Written request
In the listing that follows, the range to quote begins at the line that has "Give me the" and ends after the line that has "const toPts = arr"; quote it verbatim and add nothing.

Material shown
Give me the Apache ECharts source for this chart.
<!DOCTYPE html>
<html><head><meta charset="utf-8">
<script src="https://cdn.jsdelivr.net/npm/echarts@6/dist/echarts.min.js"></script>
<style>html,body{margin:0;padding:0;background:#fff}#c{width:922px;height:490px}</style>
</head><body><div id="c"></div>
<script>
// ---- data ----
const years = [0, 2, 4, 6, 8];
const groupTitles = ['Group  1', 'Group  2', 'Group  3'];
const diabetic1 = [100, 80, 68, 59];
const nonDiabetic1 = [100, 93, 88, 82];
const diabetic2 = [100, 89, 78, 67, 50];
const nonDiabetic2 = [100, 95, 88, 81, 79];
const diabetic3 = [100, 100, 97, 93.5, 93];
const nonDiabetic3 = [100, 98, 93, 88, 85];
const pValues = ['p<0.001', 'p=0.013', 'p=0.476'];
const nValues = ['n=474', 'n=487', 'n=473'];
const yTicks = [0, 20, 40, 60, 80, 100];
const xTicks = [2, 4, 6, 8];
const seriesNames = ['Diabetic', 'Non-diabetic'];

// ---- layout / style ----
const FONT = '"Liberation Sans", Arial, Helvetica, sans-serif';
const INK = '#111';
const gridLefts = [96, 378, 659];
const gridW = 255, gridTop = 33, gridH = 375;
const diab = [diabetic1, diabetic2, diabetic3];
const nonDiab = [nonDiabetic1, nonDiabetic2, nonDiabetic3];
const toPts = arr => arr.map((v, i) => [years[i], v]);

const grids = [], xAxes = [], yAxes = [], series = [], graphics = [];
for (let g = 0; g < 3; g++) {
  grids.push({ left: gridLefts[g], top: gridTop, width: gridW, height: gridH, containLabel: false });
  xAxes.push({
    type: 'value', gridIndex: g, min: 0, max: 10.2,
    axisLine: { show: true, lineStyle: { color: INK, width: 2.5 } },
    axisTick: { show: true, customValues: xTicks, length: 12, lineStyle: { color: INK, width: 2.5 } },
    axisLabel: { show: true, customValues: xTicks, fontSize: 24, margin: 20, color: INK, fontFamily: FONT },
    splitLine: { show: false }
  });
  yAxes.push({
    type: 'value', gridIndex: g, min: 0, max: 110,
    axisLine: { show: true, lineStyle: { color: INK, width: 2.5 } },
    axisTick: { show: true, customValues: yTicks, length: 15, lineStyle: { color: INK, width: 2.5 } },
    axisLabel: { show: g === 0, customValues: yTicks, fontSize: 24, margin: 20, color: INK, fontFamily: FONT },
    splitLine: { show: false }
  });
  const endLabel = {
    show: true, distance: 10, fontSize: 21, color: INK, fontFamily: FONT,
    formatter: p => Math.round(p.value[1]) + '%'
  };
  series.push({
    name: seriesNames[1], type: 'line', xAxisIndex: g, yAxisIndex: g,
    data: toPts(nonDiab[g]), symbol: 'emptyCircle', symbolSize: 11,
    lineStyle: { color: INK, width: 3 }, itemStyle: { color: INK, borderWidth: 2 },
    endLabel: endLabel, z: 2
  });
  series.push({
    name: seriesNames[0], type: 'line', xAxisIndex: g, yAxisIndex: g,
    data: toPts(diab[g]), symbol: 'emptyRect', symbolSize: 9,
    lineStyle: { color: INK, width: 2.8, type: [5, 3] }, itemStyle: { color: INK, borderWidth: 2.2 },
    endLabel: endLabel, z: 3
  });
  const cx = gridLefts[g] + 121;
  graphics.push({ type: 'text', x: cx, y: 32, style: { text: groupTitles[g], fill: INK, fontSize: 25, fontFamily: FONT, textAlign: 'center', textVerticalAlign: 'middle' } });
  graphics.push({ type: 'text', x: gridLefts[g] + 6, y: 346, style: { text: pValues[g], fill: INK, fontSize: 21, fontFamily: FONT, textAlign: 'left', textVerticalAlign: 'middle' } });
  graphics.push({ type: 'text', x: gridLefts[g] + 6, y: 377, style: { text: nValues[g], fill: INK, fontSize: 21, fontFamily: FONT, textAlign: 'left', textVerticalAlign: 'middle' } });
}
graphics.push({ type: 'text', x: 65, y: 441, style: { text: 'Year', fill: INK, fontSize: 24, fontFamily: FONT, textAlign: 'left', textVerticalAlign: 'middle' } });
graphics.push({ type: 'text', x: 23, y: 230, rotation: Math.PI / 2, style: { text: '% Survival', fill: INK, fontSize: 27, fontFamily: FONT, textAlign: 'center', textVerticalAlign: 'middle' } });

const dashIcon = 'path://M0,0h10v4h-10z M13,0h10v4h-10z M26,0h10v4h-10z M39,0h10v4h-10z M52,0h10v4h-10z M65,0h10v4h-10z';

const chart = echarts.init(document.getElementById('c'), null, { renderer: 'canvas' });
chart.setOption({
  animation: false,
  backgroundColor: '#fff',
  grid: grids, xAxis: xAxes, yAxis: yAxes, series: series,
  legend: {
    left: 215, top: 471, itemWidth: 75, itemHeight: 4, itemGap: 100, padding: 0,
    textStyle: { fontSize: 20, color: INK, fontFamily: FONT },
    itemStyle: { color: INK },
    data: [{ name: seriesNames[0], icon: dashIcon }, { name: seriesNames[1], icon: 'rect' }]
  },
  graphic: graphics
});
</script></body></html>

...

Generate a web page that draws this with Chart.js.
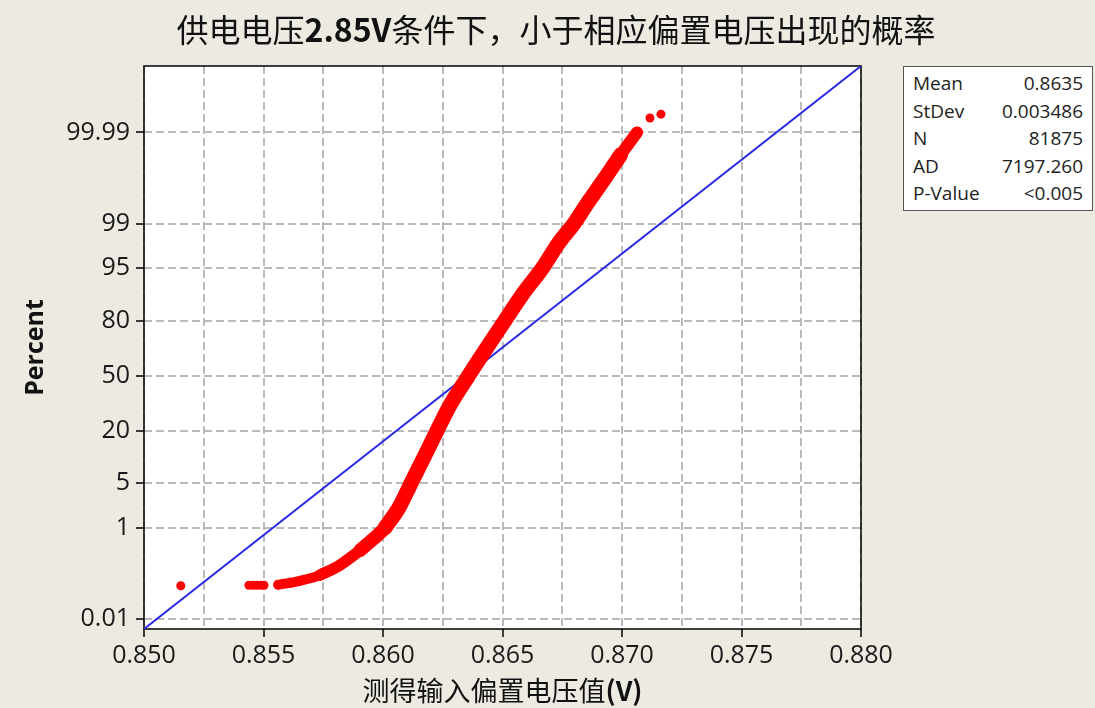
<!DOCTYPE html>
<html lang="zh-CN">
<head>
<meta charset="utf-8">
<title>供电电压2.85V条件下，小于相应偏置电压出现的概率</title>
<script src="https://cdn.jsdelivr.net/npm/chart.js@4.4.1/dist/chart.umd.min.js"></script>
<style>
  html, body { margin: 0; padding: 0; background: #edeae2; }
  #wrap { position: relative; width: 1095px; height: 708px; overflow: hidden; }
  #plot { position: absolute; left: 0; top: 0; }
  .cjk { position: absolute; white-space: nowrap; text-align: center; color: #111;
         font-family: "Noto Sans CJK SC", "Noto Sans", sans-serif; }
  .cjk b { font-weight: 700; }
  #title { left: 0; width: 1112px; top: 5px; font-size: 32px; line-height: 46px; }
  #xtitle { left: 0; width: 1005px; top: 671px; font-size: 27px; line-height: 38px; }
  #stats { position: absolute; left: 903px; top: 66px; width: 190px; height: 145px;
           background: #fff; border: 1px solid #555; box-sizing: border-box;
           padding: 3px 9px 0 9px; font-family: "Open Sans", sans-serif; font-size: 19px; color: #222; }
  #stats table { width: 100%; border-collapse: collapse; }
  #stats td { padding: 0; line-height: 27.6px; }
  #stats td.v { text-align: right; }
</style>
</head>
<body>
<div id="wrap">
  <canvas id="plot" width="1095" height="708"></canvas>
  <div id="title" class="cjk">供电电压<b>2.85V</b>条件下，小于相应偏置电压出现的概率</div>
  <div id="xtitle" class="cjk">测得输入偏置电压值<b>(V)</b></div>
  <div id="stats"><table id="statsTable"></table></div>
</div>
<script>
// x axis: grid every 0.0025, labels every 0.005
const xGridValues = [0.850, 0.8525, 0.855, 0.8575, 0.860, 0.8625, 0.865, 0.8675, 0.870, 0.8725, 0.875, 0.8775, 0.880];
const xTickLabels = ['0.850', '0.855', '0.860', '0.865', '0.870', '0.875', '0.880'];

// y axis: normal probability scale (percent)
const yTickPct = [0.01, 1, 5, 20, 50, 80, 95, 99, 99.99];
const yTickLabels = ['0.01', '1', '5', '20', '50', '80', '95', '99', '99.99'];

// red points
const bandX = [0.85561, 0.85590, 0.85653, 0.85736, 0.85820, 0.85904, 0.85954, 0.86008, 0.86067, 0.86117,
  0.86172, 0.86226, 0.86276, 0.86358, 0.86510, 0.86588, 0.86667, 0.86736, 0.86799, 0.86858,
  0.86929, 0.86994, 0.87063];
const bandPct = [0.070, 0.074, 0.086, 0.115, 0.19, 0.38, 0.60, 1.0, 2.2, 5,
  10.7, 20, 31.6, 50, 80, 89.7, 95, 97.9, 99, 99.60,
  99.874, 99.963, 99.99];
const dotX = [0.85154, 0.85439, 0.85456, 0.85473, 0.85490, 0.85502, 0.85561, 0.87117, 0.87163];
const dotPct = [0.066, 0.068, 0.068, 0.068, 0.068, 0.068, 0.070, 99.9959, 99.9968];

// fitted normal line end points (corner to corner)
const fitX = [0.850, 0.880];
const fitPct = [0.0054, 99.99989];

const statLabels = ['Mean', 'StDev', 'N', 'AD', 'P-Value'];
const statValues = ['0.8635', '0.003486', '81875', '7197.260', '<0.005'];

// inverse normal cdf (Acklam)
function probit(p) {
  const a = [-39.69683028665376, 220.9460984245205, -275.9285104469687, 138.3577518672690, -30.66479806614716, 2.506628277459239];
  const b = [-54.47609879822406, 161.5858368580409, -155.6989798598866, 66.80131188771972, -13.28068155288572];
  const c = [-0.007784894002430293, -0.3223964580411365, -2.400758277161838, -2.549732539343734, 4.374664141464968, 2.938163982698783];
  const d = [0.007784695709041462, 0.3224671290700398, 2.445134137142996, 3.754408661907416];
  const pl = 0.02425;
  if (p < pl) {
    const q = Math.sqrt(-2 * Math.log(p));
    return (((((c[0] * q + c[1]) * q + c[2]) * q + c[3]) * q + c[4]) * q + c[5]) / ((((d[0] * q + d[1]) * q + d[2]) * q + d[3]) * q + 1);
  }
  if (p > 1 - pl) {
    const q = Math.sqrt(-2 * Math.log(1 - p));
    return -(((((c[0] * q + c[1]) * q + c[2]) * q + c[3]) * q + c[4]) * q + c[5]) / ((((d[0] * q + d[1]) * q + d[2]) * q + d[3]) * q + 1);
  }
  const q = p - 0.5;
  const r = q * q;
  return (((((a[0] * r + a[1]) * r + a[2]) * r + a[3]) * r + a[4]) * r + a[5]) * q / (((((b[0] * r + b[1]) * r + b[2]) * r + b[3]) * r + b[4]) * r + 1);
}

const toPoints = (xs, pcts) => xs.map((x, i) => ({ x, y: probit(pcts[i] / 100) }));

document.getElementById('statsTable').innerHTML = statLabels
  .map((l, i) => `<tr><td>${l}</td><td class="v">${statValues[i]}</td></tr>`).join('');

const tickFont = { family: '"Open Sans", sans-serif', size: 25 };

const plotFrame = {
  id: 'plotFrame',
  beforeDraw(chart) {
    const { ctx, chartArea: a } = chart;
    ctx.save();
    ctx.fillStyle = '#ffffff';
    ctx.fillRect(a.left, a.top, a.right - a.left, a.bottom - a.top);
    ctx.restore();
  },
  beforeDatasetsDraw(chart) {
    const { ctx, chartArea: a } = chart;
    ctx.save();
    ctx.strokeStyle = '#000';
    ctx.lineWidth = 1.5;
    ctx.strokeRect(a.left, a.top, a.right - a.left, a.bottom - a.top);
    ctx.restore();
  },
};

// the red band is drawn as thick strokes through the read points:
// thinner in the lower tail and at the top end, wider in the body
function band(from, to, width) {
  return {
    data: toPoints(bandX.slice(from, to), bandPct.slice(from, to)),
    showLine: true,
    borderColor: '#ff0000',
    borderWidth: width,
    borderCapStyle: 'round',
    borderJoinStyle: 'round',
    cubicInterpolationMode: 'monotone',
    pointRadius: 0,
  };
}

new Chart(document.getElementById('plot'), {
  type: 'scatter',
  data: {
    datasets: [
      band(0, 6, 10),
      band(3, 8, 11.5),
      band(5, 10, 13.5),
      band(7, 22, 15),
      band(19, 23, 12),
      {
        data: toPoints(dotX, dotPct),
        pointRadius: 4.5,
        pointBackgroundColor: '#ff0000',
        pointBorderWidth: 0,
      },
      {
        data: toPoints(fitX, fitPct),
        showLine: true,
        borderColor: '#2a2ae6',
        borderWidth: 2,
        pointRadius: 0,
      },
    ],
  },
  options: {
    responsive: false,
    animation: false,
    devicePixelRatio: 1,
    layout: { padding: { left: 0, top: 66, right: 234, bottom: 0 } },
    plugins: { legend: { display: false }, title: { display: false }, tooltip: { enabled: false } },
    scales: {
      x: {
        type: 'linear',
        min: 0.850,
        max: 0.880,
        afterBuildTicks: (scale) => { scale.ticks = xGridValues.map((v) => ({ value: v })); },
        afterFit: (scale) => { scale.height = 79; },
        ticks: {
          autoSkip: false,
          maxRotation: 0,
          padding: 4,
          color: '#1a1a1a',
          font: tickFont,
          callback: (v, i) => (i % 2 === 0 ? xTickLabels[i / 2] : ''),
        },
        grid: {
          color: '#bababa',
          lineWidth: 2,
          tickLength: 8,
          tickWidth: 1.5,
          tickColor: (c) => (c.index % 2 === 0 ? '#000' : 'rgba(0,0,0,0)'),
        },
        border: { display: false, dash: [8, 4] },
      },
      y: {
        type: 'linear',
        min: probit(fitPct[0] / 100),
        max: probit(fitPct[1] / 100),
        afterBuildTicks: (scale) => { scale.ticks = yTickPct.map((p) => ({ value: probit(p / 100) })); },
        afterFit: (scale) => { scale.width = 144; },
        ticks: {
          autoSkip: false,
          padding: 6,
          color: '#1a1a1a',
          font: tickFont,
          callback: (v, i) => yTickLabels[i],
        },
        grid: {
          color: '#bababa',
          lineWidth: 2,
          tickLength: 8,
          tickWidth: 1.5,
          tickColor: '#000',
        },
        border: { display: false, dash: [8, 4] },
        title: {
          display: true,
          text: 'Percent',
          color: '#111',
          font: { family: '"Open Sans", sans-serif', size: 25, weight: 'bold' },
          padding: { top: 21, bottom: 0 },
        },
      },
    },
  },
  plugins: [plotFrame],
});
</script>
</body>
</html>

Response to the task
Give me the Apache ECharts source for this chart.
<!DOCTYPE html>
<html><head><meta charset="utf-8">
<script src="https://cdn.jsdelivr.net/npm/echarts@6/dist/echarts.min.js"></script>
<style>html,body{margin:0;padding:0;background:#fff}#c{width:922px;height:490px}</style>
</head><body><div id="c"></div>
<script>
// ---- data ----
const years = [0, 2, 4, 6, 8];
const groupTitles = ['Group  1', 'Group  2', 'Group  3'];
const diabetic1 = [100, 80, 68, 59];
const nonDiabetic1 = [100, 93, 88, 82];
const diabetic2 = [100, 89, 78, 67, 50];
const nonDiabetic2 = [100, 95, 88, 81, 79];
const diabetic3 = [100, 100, 97, 93.5, 93];
const nonDiabetic3 = [100, 98, 93, 88, 85];
const pValues = ['p<0.001', 'p=0.013', 'p=0.476'];
const nValues = ['n=474', 'n=487', 'n=473'];
const yTicks = [0, 20, 40, 60, 80, 100];
const xTicks = [2, 4, 6, 8];
const seriesNames = ['Diabetic', 'Non-diabetic'];

// ---- layout / style ----
const FONT = '"Liberation Sans", Arial, Helvetica, sans-serif';
const INK = '#111';
const gridLefts = [96, 378, 659];
const gridW = 255, gridTop = 33, gridH = 375;
const diab = [diabetic1, diabetic2, diabetic3];
const nonDiab = [nonDiabetic1, nonDiabetic2, nonDiabetic3];
const toPts = arr => arr.map((v, i) => [years[i], v]);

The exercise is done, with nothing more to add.